Something I often pray for is God's perspective on a situation confronting me. That's one of the things that Joseph seems to have picked up somewhere along the line. As a young man, he was either very naive, or maybe a bit egotistical. We're told that he was very handsome, and, uh... 'well-built' ... and he was a flashy dresser. But, he shared his dreams with the wrong crowd... his jealous brothers ganged up on him and sold him into slavery. Humbling experiences can lead to humility, or to bitterness, and it seems that Joseph chose the high road.

As a slave, Joseph made the best of a bad situation, and he excelled. Imprisoned for false accusations, he opted to move on and helped the jailer succeed. Forgotten by those who promised to remember him, he stayed the course. And finally, after 13 years as a slave, he was exulted to governor over all of Egypt, the world's superpower of his time.

Recompense. I like that word. It's used by Isaiah in conjunction with the word, reward (Is.40:10, 62:11), announcing the good news that God is delivering the goods... bringing His plan together. Joseph got his recompense. Perhaps what carried him through those years in the 'dark' was the dream God had given him in the 'light'. And somehow, in spite of the injustice and the hardship, Joseph was able to see God's Hand in all of it. His trust that God's plan for him would prevail enabled him to thrive in his on-the-job training, which ultimately played a role in his success as Pharaoh's right-hand man. Joseph saw the big picture, God's perspective, and he was able to forgive his brothers and testify to them that what they intended for harm, God used for good... for Joseph's good, for the preservation of His people, and the continuation of His plan. Joseph got his recompense and he got the reward of being used as a tool to accomplish God's purpose.

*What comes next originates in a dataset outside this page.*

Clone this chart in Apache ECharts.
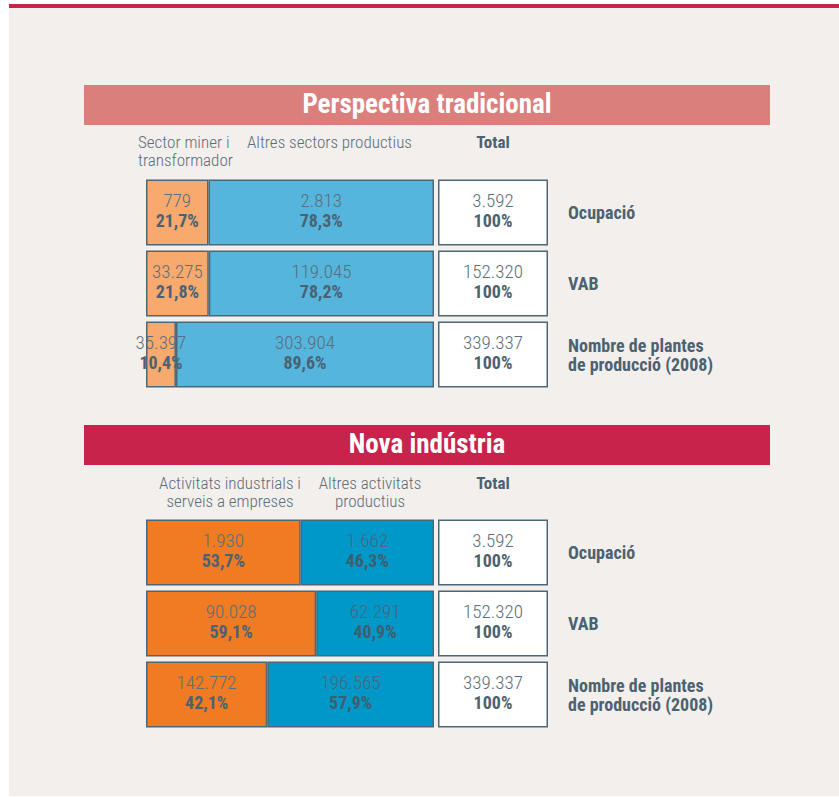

The story of Joseph is another opportunity for me, and maybe you, to remember that even when we can't see it, He is working, and that if we do our best to stay His course, to listen for His voice, to hold fast to the promises and dreams He has breathed to us, ...the reward and the recompense is sure.

Isaiah 42:16 "I will lead the blind by a way they do not know, in paths they do not know I will guide them. I will make darkness into light before them, and rugged places into plains. These are the things I will do, and I will not leave them undone."